* **Work to do**: Show each line from the listing that includes the word "chart".

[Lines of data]
------

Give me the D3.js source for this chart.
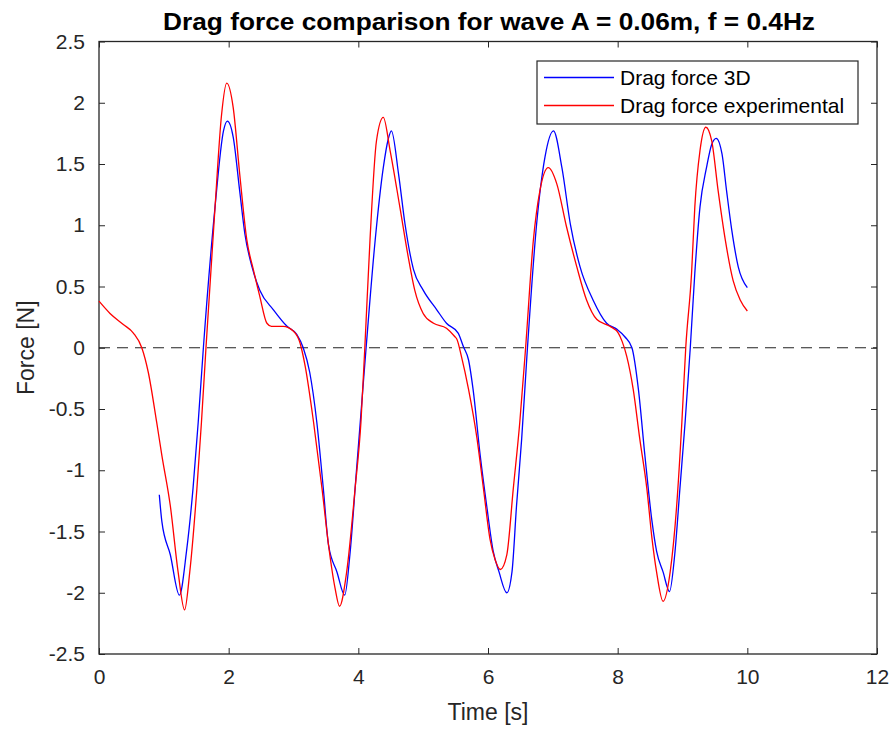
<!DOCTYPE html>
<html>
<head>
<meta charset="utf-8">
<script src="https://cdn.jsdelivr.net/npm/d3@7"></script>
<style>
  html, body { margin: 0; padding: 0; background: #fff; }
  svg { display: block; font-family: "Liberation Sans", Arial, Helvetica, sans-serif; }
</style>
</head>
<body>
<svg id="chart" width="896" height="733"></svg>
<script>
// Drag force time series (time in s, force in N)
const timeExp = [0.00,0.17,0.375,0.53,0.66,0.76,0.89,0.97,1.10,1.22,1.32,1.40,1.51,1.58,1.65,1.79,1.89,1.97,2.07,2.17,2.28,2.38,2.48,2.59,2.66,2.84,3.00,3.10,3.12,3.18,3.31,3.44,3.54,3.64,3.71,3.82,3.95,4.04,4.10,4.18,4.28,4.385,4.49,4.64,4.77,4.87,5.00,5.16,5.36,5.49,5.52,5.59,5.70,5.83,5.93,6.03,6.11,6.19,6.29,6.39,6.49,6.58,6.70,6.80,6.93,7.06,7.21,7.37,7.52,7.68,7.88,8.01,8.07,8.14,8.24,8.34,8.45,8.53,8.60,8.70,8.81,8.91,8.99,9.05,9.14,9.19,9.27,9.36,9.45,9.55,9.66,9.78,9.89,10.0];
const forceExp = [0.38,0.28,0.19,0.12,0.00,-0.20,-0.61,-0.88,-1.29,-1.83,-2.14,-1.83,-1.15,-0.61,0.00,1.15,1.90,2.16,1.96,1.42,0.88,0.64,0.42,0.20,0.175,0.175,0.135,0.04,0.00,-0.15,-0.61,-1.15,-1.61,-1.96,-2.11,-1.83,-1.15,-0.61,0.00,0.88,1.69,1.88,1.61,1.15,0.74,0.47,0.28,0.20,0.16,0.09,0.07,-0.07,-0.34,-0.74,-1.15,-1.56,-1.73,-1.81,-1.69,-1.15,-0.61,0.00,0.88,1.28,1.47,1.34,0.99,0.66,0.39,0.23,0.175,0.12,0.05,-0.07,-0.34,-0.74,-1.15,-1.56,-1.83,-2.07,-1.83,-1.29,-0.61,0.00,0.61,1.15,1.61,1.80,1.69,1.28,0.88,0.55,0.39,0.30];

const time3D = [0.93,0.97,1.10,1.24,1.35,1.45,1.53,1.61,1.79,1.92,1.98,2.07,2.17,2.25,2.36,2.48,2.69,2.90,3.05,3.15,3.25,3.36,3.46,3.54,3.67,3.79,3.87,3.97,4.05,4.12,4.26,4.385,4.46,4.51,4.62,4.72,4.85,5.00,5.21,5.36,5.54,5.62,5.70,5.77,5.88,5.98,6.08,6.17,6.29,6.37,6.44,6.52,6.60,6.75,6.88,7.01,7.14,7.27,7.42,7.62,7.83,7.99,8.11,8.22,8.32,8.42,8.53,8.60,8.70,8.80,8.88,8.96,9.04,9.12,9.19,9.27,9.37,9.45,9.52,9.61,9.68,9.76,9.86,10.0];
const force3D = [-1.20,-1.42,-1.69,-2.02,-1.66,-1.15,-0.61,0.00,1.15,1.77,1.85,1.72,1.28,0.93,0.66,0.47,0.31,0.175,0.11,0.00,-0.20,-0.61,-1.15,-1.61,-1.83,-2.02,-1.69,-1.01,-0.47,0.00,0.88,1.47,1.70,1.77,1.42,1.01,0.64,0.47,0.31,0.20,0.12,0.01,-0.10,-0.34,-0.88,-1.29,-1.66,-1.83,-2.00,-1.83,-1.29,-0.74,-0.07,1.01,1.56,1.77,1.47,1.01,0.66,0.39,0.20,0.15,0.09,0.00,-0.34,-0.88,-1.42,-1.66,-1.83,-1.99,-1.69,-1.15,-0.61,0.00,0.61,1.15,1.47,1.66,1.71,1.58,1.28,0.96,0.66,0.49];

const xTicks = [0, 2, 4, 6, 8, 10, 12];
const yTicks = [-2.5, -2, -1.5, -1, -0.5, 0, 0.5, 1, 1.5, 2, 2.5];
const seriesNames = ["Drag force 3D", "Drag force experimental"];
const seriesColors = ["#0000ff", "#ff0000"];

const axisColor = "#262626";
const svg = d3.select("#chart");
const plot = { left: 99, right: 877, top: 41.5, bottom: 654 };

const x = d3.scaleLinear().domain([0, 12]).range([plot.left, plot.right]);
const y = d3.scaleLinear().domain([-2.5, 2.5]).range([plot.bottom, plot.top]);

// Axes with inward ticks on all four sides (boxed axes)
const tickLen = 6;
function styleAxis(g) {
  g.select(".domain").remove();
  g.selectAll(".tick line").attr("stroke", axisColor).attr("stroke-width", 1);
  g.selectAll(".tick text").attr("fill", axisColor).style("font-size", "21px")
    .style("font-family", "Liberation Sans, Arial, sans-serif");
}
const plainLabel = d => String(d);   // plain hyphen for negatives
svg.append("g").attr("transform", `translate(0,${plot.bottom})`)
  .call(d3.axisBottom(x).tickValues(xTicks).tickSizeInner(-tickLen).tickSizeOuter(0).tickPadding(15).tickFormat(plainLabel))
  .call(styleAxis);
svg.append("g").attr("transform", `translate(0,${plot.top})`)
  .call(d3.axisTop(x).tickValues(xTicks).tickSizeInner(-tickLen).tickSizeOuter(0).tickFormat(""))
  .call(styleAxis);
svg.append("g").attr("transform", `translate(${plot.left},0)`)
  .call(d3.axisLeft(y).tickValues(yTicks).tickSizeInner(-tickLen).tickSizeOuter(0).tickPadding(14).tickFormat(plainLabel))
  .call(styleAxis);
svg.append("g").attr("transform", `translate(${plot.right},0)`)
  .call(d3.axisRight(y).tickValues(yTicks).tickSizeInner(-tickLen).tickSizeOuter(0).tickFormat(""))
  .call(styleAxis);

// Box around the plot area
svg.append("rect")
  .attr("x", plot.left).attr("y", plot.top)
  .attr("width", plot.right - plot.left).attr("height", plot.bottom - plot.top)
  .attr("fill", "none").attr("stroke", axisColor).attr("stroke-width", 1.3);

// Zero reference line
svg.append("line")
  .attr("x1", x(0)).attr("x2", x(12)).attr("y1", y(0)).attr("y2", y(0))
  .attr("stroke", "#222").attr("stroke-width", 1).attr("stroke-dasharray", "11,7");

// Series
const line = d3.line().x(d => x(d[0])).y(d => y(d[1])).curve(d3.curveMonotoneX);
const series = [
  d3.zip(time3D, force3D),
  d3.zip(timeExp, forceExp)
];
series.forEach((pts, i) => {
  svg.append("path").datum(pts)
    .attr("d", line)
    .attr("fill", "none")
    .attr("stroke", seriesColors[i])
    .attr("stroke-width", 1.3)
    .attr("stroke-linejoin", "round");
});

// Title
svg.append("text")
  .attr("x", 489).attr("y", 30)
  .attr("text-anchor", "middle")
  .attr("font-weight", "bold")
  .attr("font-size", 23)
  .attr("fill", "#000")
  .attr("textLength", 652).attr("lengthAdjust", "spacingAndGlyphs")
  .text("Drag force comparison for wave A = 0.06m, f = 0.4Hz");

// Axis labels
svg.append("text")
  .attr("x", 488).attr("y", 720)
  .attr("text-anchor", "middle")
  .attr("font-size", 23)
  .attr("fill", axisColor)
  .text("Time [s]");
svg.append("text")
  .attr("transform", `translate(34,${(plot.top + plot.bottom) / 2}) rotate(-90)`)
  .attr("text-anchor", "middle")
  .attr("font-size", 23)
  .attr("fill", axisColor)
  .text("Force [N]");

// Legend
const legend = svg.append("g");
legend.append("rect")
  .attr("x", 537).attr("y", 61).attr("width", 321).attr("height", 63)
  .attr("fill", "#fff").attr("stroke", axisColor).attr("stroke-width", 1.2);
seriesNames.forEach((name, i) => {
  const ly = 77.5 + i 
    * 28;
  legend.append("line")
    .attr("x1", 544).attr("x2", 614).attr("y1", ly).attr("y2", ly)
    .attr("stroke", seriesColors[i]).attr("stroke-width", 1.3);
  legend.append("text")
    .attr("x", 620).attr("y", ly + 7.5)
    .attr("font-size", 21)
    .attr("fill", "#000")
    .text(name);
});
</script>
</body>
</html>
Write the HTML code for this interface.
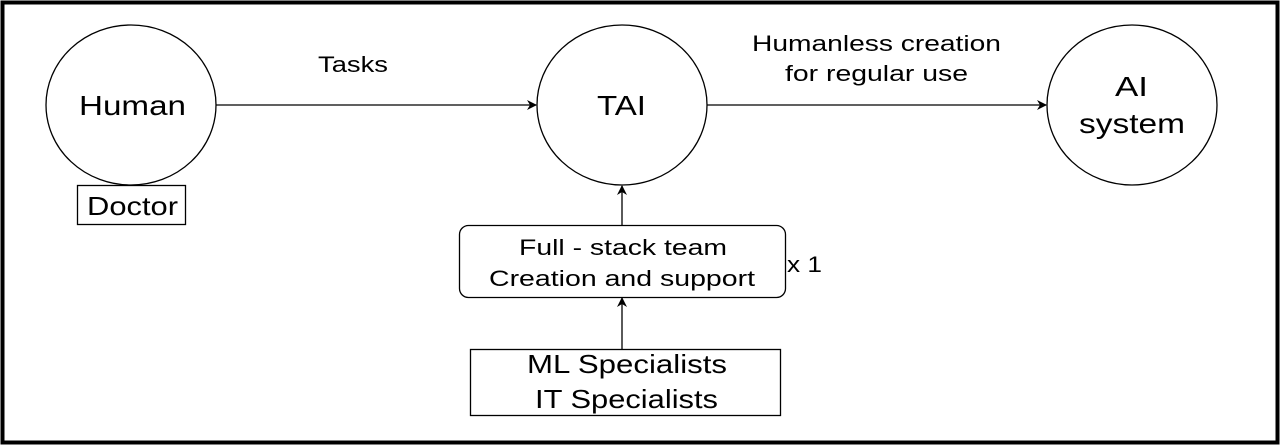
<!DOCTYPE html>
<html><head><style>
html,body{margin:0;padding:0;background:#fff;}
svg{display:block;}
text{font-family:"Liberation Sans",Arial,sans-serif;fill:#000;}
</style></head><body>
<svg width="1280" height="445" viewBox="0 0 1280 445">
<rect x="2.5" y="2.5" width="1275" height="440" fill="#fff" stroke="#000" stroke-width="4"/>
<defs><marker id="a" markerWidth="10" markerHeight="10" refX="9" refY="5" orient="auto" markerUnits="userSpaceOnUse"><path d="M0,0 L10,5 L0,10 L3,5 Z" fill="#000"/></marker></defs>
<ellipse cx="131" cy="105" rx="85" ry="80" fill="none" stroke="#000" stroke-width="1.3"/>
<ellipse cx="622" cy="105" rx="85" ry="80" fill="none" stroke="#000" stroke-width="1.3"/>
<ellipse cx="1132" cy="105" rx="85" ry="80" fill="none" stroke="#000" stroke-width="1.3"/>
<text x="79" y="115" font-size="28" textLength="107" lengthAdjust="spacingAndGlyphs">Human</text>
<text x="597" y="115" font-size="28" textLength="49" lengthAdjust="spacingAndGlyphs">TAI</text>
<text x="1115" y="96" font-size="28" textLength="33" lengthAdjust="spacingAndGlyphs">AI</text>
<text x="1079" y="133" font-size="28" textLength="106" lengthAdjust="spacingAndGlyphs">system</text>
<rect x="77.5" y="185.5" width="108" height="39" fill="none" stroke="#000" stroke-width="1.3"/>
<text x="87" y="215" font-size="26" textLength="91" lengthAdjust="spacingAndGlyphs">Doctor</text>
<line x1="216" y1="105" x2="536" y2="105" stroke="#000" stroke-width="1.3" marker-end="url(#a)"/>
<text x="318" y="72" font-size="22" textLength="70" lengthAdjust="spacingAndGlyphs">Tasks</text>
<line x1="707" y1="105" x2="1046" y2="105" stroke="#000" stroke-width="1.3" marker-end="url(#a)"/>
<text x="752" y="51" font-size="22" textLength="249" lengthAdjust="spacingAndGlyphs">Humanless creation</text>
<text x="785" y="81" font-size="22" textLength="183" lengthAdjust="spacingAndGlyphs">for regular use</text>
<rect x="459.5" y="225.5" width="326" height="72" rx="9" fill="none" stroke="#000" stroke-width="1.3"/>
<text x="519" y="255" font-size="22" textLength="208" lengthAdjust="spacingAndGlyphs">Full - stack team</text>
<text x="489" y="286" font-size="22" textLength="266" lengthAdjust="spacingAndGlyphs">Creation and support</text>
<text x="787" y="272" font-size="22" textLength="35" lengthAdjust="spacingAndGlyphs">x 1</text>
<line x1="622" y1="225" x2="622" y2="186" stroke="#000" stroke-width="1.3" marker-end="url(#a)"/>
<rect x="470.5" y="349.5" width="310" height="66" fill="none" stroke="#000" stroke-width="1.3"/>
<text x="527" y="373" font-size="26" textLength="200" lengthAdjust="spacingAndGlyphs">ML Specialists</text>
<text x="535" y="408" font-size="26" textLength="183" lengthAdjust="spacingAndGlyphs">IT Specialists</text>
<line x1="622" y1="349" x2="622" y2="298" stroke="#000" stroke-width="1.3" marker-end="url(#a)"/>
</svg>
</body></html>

------

* **Result of the task**:
Give me the D3.js source for this chart.
<svg id="chart" width="896" height="733"></svg>
const svg = d3.select("#chart");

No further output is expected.